The force pulling to the right:
$F_{g1} = \frac{Gm^2}{r^2}$
The force pulling straight down:
$F_{g2} = \frac{Gm^2}{r^2}$
The force pulling toward the center of the square:
$F_{g3} = \frac{Gm^2}{(\sqrt{2}~\cdot ~r)^2} = \frac{Gm^2}{2 ~r^2} = 0.5 \times \frac{Gm^2}{r^2}$
The forces acting to the right and straight down will combine to pull the sphere toward the center of the square.
$F_{g12} = \sqrt{(\frac{Gm^2}{r^2})^2 + (\frac{Gm^2}{r^2})^2} = \sqrt{2}\times \frac{Gm^2}{r^2}$
We can add the two forces directed toward the center of the square.

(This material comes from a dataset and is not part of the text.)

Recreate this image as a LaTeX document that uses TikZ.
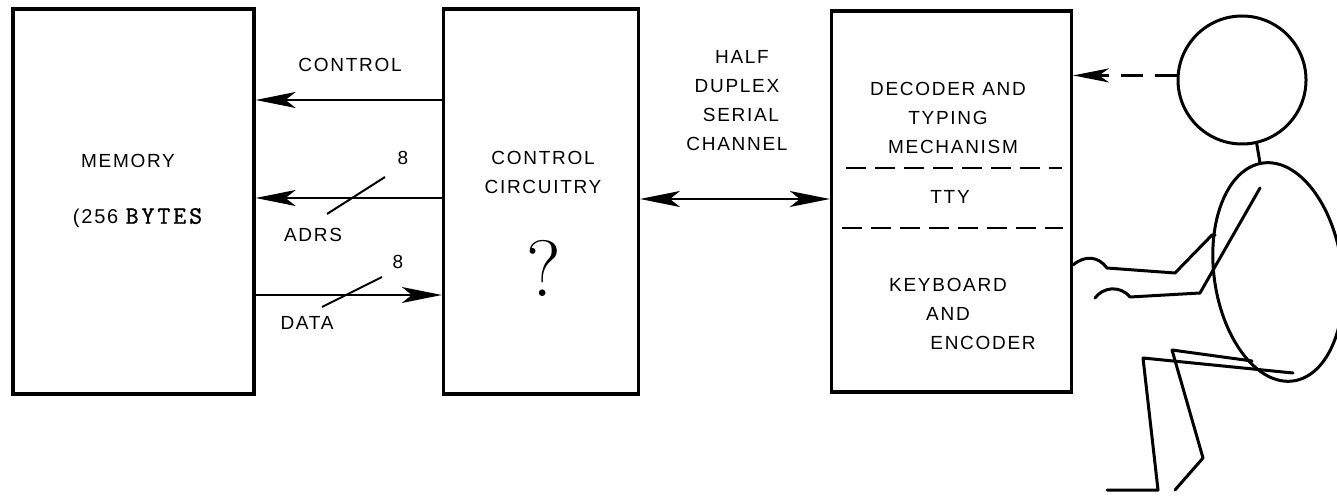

$F_g = F_{g12} + F_{g3} = (\sqrt{2}+0.5)\times \frac{Gm^2}{r^2}$
$F_g = 1.914\times (\frac{(6.67 \times 10^{-11} ~N\cdot m^2/kg^2)(7.5 ~kg)^2}{(0.80 ~m)^2})$
$F_g = 1.1 \times 10^{-8}~N$
The magnitude of the gravitational force is $1.1 \times 10^{-8}~N$ directed toward the center of the square.